“What I think is indisputable is that I signified a shift in power. Just my mere presence worried folks, in some cases explicitly, in some cases subconsciously,” Obama said. “And then there were folks around to exploit that and tap into that. If a Fox News talking head asks, when Michelle and I dap, give each other a fist bump, ‘Is that a terrorist fist bump?,’ that’s not a particularly subtle reference. If there’s a sign in opposition to the ACA in which I’m dressed as an African witch doctor with a bone through my nose, that’s not a hard thing to interpret.”…

The threats to American democracy—and to the broader cause of freedom—are many, he said. He was withering on the subject of Donald Trump, but acknowledged that Trump himself is not the root of the issue. “I’m not surprised that somebody like Trump could get traction in our political life,” he said. “He’s a symptom as much as an accelerant. But if we were going to have a right-wing populist in this country, I would have expected somebody a little more appealing.”

Trump, Obama noted, is not exactly an exemplar of traditional American manhood. “I think about the classic male hero in American culture when you and I were growing up: the John Waynes, the Gary Coopers, the Jimmy Stewarts, the Clint Eastwoods, for that matter.
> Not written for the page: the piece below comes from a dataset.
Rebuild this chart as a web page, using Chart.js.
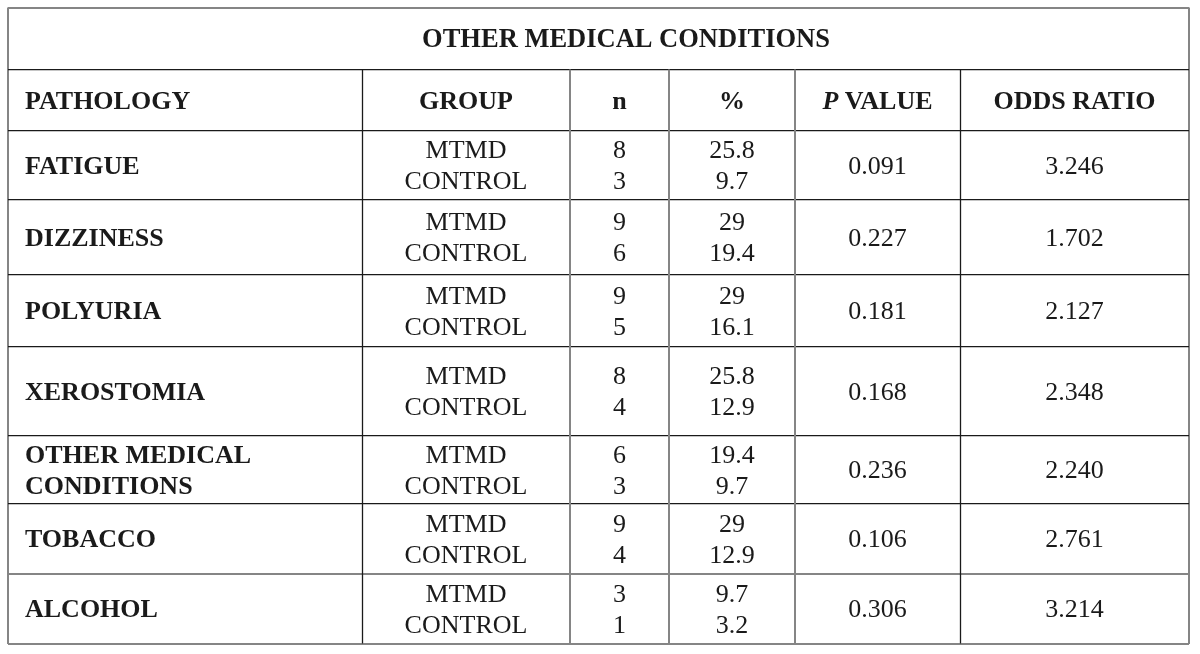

There was a code … the code of masculinity that I grew up with that harkens back to the ’30s and ’40s and before that. There’s a notion that a man is true to his word, that he takes responsibility, that he doesn’t complain, that he isn’t a bully—in fact he defends the vulnerable against bullies. And so even if you are someone who is annoyed by wokeness and political correctness and wants men to be men again and is tired about everyone complaining about the patriarchy, I thought that the model wouldn’t be Richie Rich—the complaining, lying, doesn’t-take-responsibility-for-anything type of figure.”